As he forced down the mouthful of brine, he felt something hard and smooth under his tongue. He clamped his hand to his mouth and managed to expel the thing without admitting any more water. He didn’t need to hold it up to the ghost light to know what it was; his fingertips told him. It was the glass key that Lahl had given him.
And here it opened. What?
Rakesh crouched down and groped through the mud. What had Csi planted? A treasure chest? That might be worth searching for, so long as it contained an oxygen tank and not a pile of worthless coins.
He rose to his feet again and looked around at the graveyard of failed divers. If there was any logic to this macabre metaphor, surely some of them had come close to the prize, even if they’d been unable to unlock it.
Blood was pounding in his ears. Overlaid on a random scatter of remains, there seemed to be a group concentrated on a spot about fifteen meters away.
Rakesh slogged his way toward the hillock of bones. It would have been nice to have Parantham’s help at this point, but she seemed to have landed elsewhere, or been shunted right out of his version of the scenario.
As he waded in among the ribs and tibias, he felt a pang of desolation. What were these corpses to Csi? Hopes? Friendships? After nearly twice as long in the node as Rakesh, Csi was still stranded.
Without leaving the scape, Rakesh spawned an insentient messenger who’d visit Csi after a week had passed and hand him a copy of the key.

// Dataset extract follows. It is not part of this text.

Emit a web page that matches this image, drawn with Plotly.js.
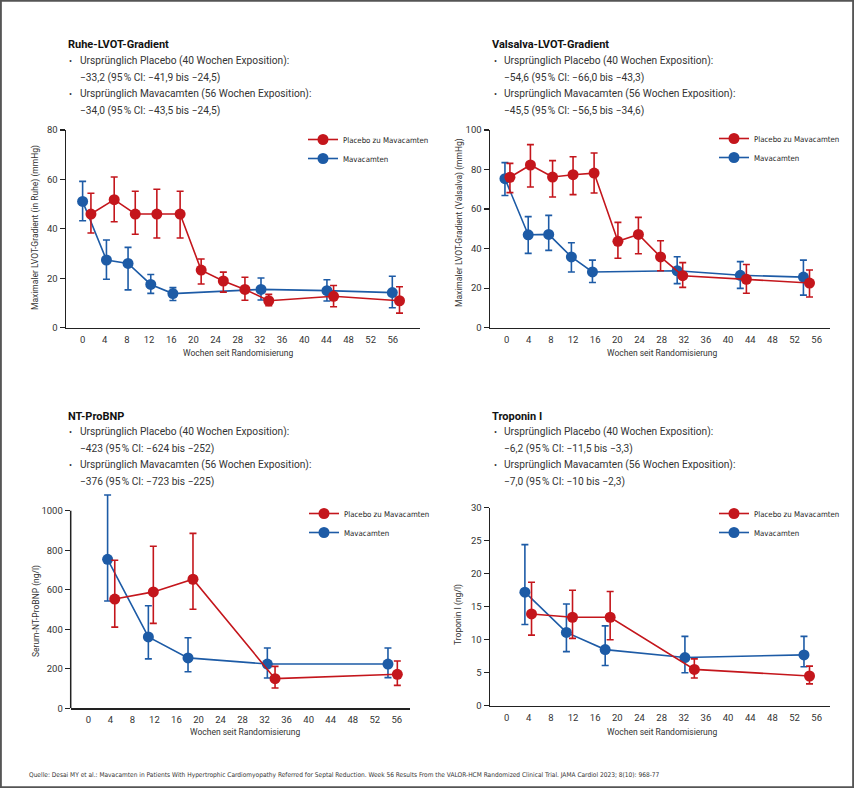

For all the scorn and derision he’d heaped upon the sirens’ call, there was a chance that after a few days’ reflection Csi might change his mind and decide to follow them.
His conscience salved, Rakesh put aside his squeamishness and dived into the graveyard of travelers’ ambitions. His skull was bursting, but he was determined to find the tin box with the treasure map, or whatever Csi’s wry punchline was, before he surrendered consciousness.
His fingers hit metal. Jubilantly, he moved his hands apart to try to span the edges, but the surface just went on and on. The treasure chest was more like a vault, at least a few meters wide.